The title story begins: “At the dinner following Michal's wedding to Bellamy they did the chair thing. It was a Jewish wedding, after all – as Jewish as a wedding could be when the bride's mother was not Jewish and therefore the bride, strictly speaking, was not Jewish either; as Jewish as a wedding could be in a prairie college town where the one synagogue, struggling to keep solvent, rented itself out weekdays to Alcoholics Anonymous and a quilting group.”

Readers are going to love these polished and unusual stories.


My Review: A lot of praise has come Edith Pearlman's way since the prize-winning success of her story collection Binocular Vision in 2011. Not one minute too soon, either, as Pearlman will never see seventy again. I'm delighted that she is achieving the notice she has so long deserved, and I offer as my proof that the notice is delayed this story collection, Love Among the Greats, published in 2002.

Love is a subject people never tire of discussing, mythologizing, thinking about, lying to each other during and after. We're completely besotted with love. Pearlman's brief in these stories is to refract a beam of light onto many of the conditions of love, lovingkindness, and passions both fresh and banked, but hot. In 149pp, she does precisely this thing, and she does it so well that I can't imagine how this collection escaped my notice until 2012.

The thirteen stories that make up Love Among the Greats were written in the 1990s, published in high-quality reviews like The Kenyon Review, Pleiades, and The Antioch Review, anthologized in Best American Short Stories 1998 (“Chance”) and 2000 (“Allog”). Five stories from here are among the Selected Stories in Binocular Vision: “Tess” which is here called “Tess's Team,” to my mind a better title for it; the prize-winning “Chance” and “Allog”; “ToyFolk” and “Fidelity.” Again, I run into the major problem of reviewing a story collection whose constituent parts are so brief. How do I tell you what a story is about without ruining it for you? How to pick, from among Pearlman's many marvelous lines, a few to quote to you? So I'll go back to the stars-per-story method.

5 stars-per-story
“Love Among the Greats”
“Sylvia's Place”

4.5 stars-per-story
“Accommodators”
“Neighbors”
“ToyFolk”
“Fidelity”

4 stars-per-story
“Allog”
“Big Fish”
“The Thought of You”
“Fitting”
“The Jigsaw Table” (really, 3.5 stars promoted to 4 for tidiness)

And then the two I thought the least of, “Chance” and “Tess's Team,” the latter of which I actively disliked and wouldn't have chosen for Binocular Vision.
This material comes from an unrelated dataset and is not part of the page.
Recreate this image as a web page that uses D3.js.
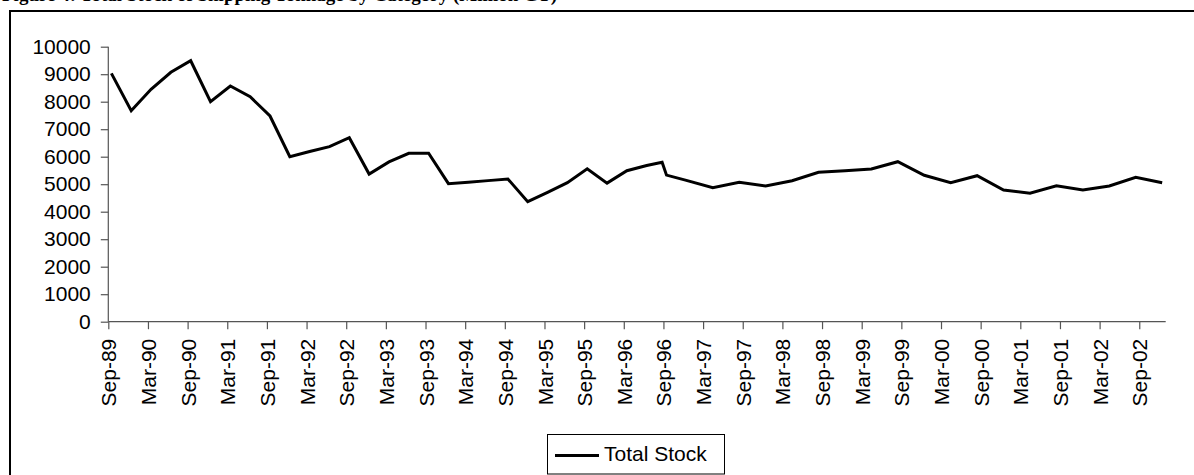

Be that as it may, these are still solid three-star stories and, in an anthology or in a weaker writer's collection, they'd be standouts.

Love Among the Greats is the kind of book I look for, and long for: It is short enough to attract people to sample the writer's gifts, good enough to hook them, and for the occasional soul like me who gets the urge to slip into the skins and brains of remarkably unremarkable people, it is a drug high. I love the calm, self-assured way Pearlman tells the reader of the life led by Michal, an unremarkable woman we pass on the street, married, young, from a prairie college town and living in Boston; it is her life that we see the most of, as the four middle stories here are a kind of novella-length scenes-from-the-life. Pearlman doesn't pad them into a novel, or even stretch them into a novella. She loves her readers and trusts them to follow her anyway.

This collection of stories is a delight. I want to give you samples. I can't...this is the book that one leads a friend to the chair next to the fire, pushes them into it and gives them a potent, sweet drink, draws up the stool and begins to read to them. It is a warm, comfortable, old-fashioned joy of a book, meant to be savored and shared and passed from happy reader to happy reader.

Excellent work, Edith Pearlman. Thank you.